Я же, в описываемое время благополучно оставшись на «Булычове» режиссером без оператора, пребывал в драматической растерянности. Со мной тогда уже работал художник Саша Борисов, незадолго до того окончивший с Зархи «Анну Каренину». Мне нравилось, как пластически была выполнена эта картина, поэтому к ее художнику-постановщику Борисову я и обратился.

Борисов, узнав от меня про историю с Лебешевым, предложил:

— Хочешь, я поговорю с Леонидом Ивановичем Калашниковым? Это очень хороший человек и, по-моему, просто превосходный оператор.

Понимая, что Лебешева в обозримый исторический период мне точно уже не видать, я согласился.

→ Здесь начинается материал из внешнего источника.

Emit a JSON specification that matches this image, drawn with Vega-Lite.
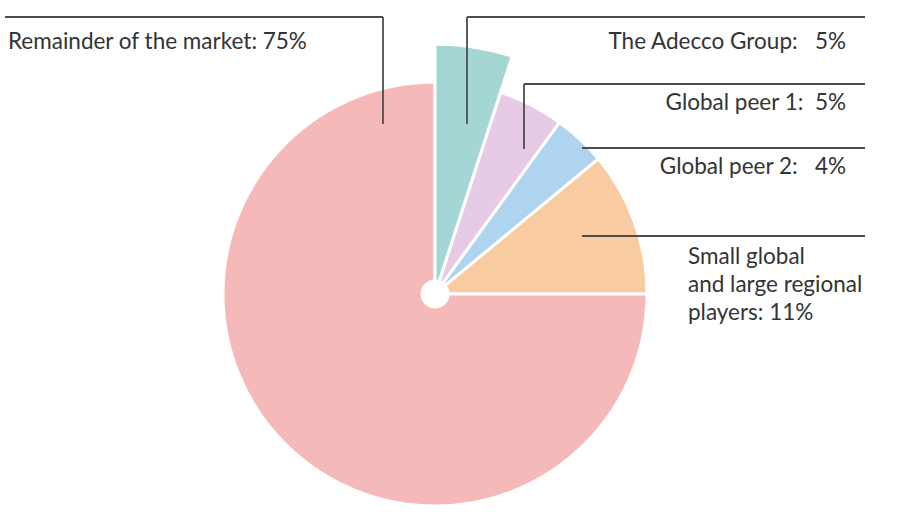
{
  "$schema": "https://vega.github.io/schema/vega-lite/v6.json",
  "width": 901,
  "height": 518,
  "autosize": {"type": "fit", "contains": "padding"},
  "padding": 0,
  "background": "white",
  "config": {"view": {"stroke": null}},
  "datasets": {
    "shares": [
      {"segment": "The Adecco Group", "share": 5},
      {"segment": "Global peer 1", "share": 5},
      {"segment": "Global peer 2", "share": 4},
      {"segment": "Small global and large regional players", "share": 11},
      {"segment": "Remainder of the market", "share": 75}
    ],
    "leaders": [
      {"segment": "Remainder of the market", "x": 5, "y": 17, "x2": 383, "y2": 17},
      {"segment": "Remainder of the market", "x": 383, "y": 17, "x2": 383, "y2": 124},
      {"segment": "The Adecco Group", "x": 467, "y": 17, "x2": 865, "y2": 17},
      {"segment": "The Adecco Group", "x": 467, "y": 17, "x2": 467, "y2": 124},
      {"segment": "Global peer 1", "x": 524, "y": 84, "x2": 865, "y2": 84},
      {"segment": "Global peer 1", "x": 524, "y": 84, "x2": 524, "y2": 149},
      {"segment": "Global peer 2", "x": 582, "y": 148, "x2": 865, "y2": 148},
      {"segment": "Small global and large regional players", "x": 582, "y": 236, "x2": 865, "y2": 236}
    ],
    "labels": [
      {"segment": "Remainder of the market", "label": "Remainder of the market: 75%", "x": 8, "y": 49},
      {"segment": "The Adecco Group", "label": "The Adecco Group:\u00a0\u00a0 5%", "x": 846, "y": 49},
      {"segment": "Global peer 1", "label": "Global peer 1:\u00a0 5%", "x": 846, "y": 110},
      {"segment": "Global peer 2", "label": "Global peer 2:\u00a0\u00a0 4%", "x": 846, "y": 174},
      {"segment": "Small global and large regional players", "label": "Small global\nand large regional\nplayers: 11%", "x": 688, "y": 264}
    ]
  },
  "layer": [
    {
      "data": {"name": "shares"},
      "transform": [
        {"window": [{"op": "row_number", "as": "idx"}]},
        {"stack": "share", "groupby": [], "sort": [{"field": "idx", "order": "ascending"}], "as": ["t0", "t1"]}
      ],
      "mark": {"type": "arc", "innerRadius": 13, "outerRadius": 212, "stroke": "white", "strokeWidth": 3},
      "encoding": {
        "x": {"datum": 435, "type": "quantitative", "scale": {"domain": [0, 901]}, "axis": null},
        "y": {"datum": 294, "type": "quantitative", "scale": {"domain": [518, 0]}, "axis": null},
        "theta": {"field": "t0", "type": "quantitative", "scale": {"domain": [0, 100]}},
        "theta2": {"field": "t1"},
        "color": {
          "field": "segment",
          "type": "nominal",
          "scale": {
            "domain": ["The Adecco Group", "Global peer 1", "Global peer 2", "Small global and large regional players", "Remainder of the market"],
            "range": ["#a4d7d3", "#e7cbe6", "#aed4f0", "#f8cba0", "#f5b9b9"]
          },
          "legend": null
        }
      }
    },
    {
      "data": {"name": "shares"},
      "transform": [
        {"window": [{"op": "row_number", "as": "idx"}]},
        {"stack": "share", "groupby": [], "sort": [{"field": "idx", "order": "ascending"}], "as": ["t0", "t1"]},
        {"filter": "datum.segment === 'The Adecco Group'"}
      ],
      "mark": {"type": "arc", "innerRadius": 13, "outerRadius": 250, "stroke": "white", "strokeWidth": 3},
      "encoding": {
        "x": {"datum": 435, "type": "quantitative", "scale": {"domain": [0, 901]}, "axis": null},
        "y": {"datum": 294, "type": "quantitative", "scale": {"domain": [518, 0]}, "axis": null},
        "theta": {"field": "t0", "type": "quantitative", "scale": {"domain": [0, 100]}},
        "theta2": {"field": "t1"},
        "color": {"field": "segment", "type": "nominal", "legend": null}
      }
    },
    {
      "data": {"name": "leaders"},
      "mark": {"type": "rule", "color": "#4d4d4d", "strokeWidth": 1.8},
      "encoding": {
        "x": {"field": "x", "type": "quantitative", "scale": {"domain": [0, 901]}, "axis": null},
        "y": {"field": "y", "type": "quantitative", "scale": {"domain": [518, 0]}, "axis": null},
        "x2": {"field": "x2"},
        "y2": {"field": "y2"}
      }
    },
    {
      "data": {"name": "labels"},
      "transform": [{"filter": {"field": "segment", "oneOf": ["Remainder of the market", "Small global and large regional players"]}}],
      "mark": {"type": "text", "align": "left", "baseline": "alphabetic", "font": "Lato", "fontSize": 22.5, "color": "#333333", "lineBreak": "\n", "lineHeight": 28},
      "encoding": {
        "x": {"field": "x", "type": "quantitative", "scale": {"domain": [0, 901]}, "axis": null},
        "y": {"field": "y", "type": "quantitative", "scale": {"domain": [518, 0]}, "axis": null},
        "text": {"field": "label"}
      }
    },
    {
      "data": {"name": "labels"},
      "transform": [{"filter": {"field": "segment", "oneOf": ["The Adecco Group", "Global peer 1", "Global peer 2"]}}],
      "mark": {"type": "text", "align": "right", "baseline": "alphabetic", "font": "Lato", "fontSize": 22.5, "color": "#333333"},
      "encoding": {
        "x": {"field": "x", "type": "quantitative", "scale": {"domain": [0, 901]}, "axis": null},
        "y": {"field": "y", "type": "quantitative", "scale": {"domain": [518, 0]}, "axis": null},
        "text": {"field": "label"}
      }
    }
  ]
}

На встречу с нами пришел человек невысокого роста, грузноватой комплекции, с очень спокойными, очень ровными манерами и таким же уравновешенным характером. Спокойствие, которое он принес с собой, так и осталось с нами на весь немалый срок трех наших общих картин.

Я уже пытался касаться здесь хитроумных сложностей взаимоотношений режиссеров с их героинями. Так вот: взаимоотношения с операторами на несколько порядков сложнее, тоньше и хитроумнее, а последствия их никак не менее весомы для художественного результата. Если сравнивать эти два на первый взгляд похожих рода взаимоотношений, я бы сопоставил их с вполне безобидными учебными маневрами под пиротехнические дымы и натуральной Сталинградской битвой. Как вы вскоре поймете, «поле битвы» — это, конечно, операторы…

Я настаиваю на правоте этого утверждения, даже если у оператора с виду такой ангельский характер, как у Леонида Ивановича Калашникова. Начать с того, что с первого же дня нашей общей работы он никогда, ни на секунду не сомневался в ее конечном результате. Слова «гениально», «грандиозно» ему по душевному устройству были неприятны, но он, изначально очень рационально и здраво оценивая себя, меня и обстоятельства, был всегда твердо уверен, что свою работу мы сделаем так хорошо, как никто другой в этих обстоятельствах сделать ее не сможет. Сбить его с этой позиции было практически невозможно.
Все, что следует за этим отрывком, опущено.